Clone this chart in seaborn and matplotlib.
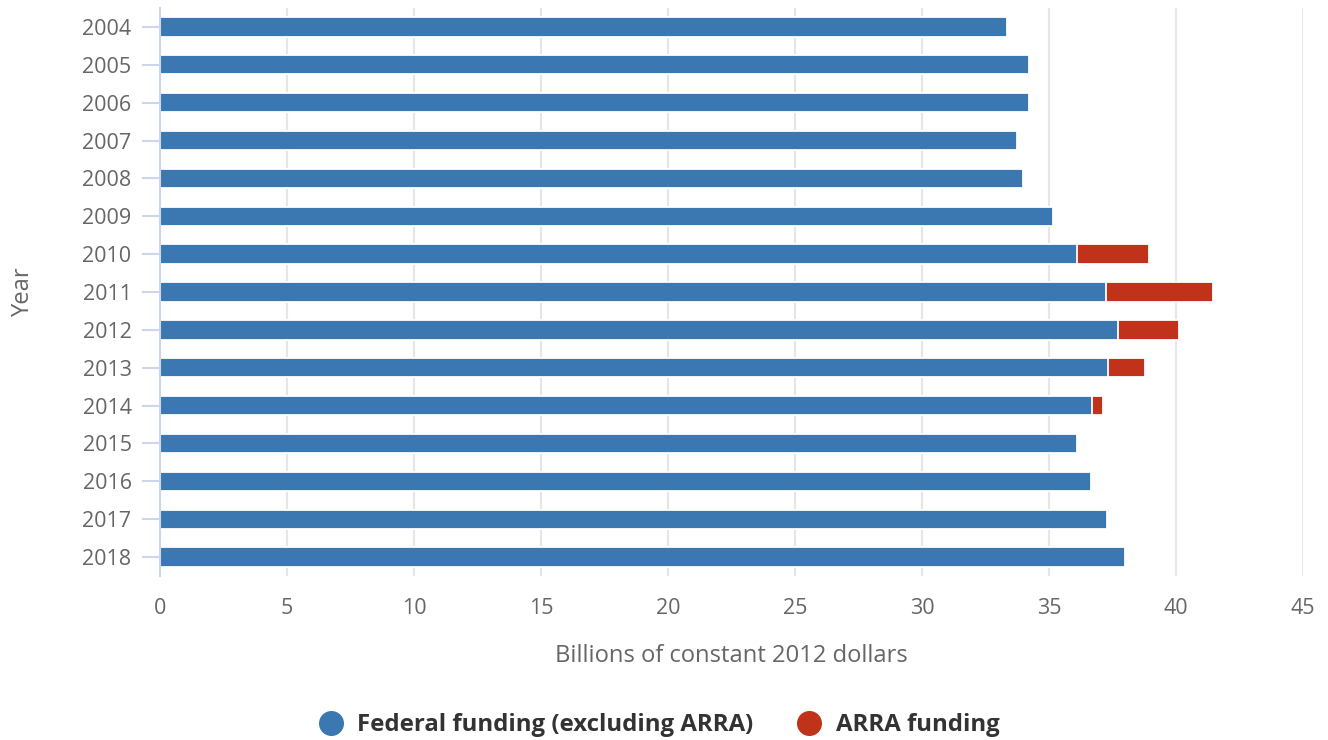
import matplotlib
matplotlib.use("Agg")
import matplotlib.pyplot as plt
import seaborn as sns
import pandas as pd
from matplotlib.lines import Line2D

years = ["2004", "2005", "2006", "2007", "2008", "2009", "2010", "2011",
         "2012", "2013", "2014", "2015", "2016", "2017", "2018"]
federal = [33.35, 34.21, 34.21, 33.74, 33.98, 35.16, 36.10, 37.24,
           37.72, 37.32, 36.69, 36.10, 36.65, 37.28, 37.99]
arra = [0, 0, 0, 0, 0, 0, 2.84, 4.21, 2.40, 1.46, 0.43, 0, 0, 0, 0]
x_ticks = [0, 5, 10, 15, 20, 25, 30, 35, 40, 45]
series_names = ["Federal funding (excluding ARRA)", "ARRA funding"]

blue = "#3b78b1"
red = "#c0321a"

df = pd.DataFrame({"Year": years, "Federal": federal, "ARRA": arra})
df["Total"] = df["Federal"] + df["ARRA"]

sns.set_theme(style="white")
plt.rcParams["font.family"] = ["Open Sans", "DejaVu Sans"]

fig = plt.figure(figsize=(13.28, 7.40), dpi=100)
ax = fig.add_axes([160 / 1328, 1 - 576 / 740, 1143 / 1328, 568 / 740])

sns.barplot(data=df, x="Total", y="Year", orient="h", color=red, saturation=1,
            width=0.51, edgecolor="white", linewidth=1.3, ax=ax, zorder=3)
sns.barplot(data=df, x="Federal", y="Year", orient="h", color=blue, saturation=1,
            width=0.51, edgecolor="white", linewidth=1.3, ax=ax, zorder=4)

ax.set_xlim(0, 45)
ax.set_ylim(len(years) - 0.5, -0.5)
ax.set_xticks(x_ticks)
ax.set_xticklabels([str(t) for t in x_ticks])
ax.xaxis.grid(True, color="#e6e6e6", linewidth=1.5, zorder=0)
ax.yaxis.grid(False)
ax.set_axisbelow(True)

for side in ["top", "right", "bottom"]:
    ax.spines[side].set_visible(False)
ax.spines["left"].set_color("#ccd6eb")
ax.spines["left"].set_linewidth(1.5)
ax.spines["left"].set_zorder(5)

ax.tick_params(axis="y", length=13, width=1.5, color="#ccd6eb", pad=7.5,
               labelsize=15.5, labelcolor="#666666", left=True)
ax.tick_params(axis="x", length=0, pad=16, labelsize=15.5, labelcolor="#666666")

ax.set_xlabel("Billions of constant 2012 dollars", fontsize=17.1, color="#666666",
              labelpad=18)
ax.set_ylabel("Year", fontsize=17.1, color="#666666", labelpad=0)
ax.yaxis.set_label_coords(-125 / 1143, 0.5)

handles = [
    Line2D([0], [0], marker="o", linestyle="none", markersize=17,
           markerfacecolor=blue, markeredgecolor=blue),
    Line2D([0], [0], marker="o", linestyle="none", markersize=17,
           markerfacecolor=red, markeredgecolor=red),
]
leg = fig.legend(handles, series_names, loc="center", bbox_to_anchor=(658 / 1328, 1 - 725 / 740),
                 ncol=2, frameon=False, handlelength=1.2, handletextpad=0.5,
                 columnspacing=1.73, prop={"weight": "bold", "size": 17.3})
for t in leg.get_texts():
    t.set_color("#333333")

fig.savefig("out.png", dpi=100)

━━━━━━━━━━

Exercise objective:
From the material above, reproduce everything verbatim except the pictures.

Full response:
Clone this chart in seaborn and matplotlib.
import matplotlib
matplotlib.use("Agg")
import matplotlib.pyplot as plt
import seaborn as sns
import pandas as pd
from matplotlib.lines import Line2D

years = ["2004", "2005", "2006", "2007", "2008", "2009", "2010", "2011",
         "2012", "2013", "2014", "2015", "2016", "2017", "2018"]
federal = [33.35, 34.21, 34.21, 33.74, 33.98, 35.16, 36.10, 37.24,
           37.72, 37.32, 36.69, 36.10, 36.65, 37.28, 37.99]
arra = [0, 0, 0, 0, 0, 0, 2.84, 4.21, 2.40, 1.46, 0.43, 0, 0, 0, 0]
x_ticks = [0, 5, 10, 15, 20, 25, 30, 35, 40, 45]
series_names = ["Federal funding (excluding ARRA)", "ARRA funding"]

blue = "#3b78b1"
red = "#c0321a"

df = pd.DataFrame({"Year": years, "Federal": federal, "ARRA": arra})
df["Total"] = df["Federal"] + df["ARRA"]

sns.set_theme(style="white")
plt.rcParams["font.family"] = ["Open Sans", "DejaVu Sans"]

fig = plt.figure(figsize=(13.28, 7.40), dpi=100)
ax = fig.add_axes([160 / 1328, 1 - 576 / 740, 1143 / 1328, 568 / 740])

sns.barplot(data=df, x="Total", y="Year", orient="h", color=red, saturation=1,
            width=0.51, edgecolor="white", linewidth=1.3, ax=ax, zorder=3)
sns.barplot(data=df, x="Federal", y="Year", orient="h", color=blue, saturation=1,
            width=0.51, edgecolor="white", linewidth=1.3, ax=ax, zorder=4)

ax.set_xlim(0, 45)
ax.set_ylim(len(years) - 0.5, -0.5)
ax.set_xticks(x_ticks)
ax.set_xticklabels([str(t) for t in x_ticks])
ax.xaxis.grid(True, color="#e6e6e6", linewidth=1.5, zorder=0)
ax.yaxis.grid(False)
ax.set_axisbelow(True)

for side in ["top", "right", "bottom"]:
    ax.spines[side].set_visible(False)
ax.spines["left"].set_color("#ccd6eb")
ax.spines["left"].set_linewidth(1.5)
ax.spines["left"].set_zorder(5)

ax.tick_params(axis="y", length=13, width=1.5, color="#ccd6eb", pad=7.5,
               labelsize=15.5, labelcolor="#666666", left=True)
ax.tick_params(axis="x", length=0, pad=16, labelsize=15.5, labelcolor="#666666")

ax.set_xlabel("Billions of constant 2012 dollars", fontsize=17.1, color="#666666",
              labelpad=18)
ax.set_ylabel("Year", fontsize=17.1, color="#666666", labelpad=0)
ax.yaxis.set_label_coords(-125 / 1143, 0.5)

handles = [
    Line2D([0], [0], marker="o", linestyle="none", markersize=17,
           markerfacecolor=blue, markeredgecolor=blue),
    Line2D([0], [0], marker="o", linestyle="none", markersize=17,
           markerfacecolor=red, markeredgecolor=red),
]
leg = fig.legend(handles, series_names, loc="center", bbox_to_anchor=(658 / 1328, 1 - 725 / 740),
                 ncol=2, frameon=False, handlelength=1.2, handletextpad=0.5,
                 columnspacing=1.73, prop={"weight": "bold", "size": 17.3})
for t in leg.get_texts():
    t.set_color("#333333")

fig.savefig("out.png", dpi=100)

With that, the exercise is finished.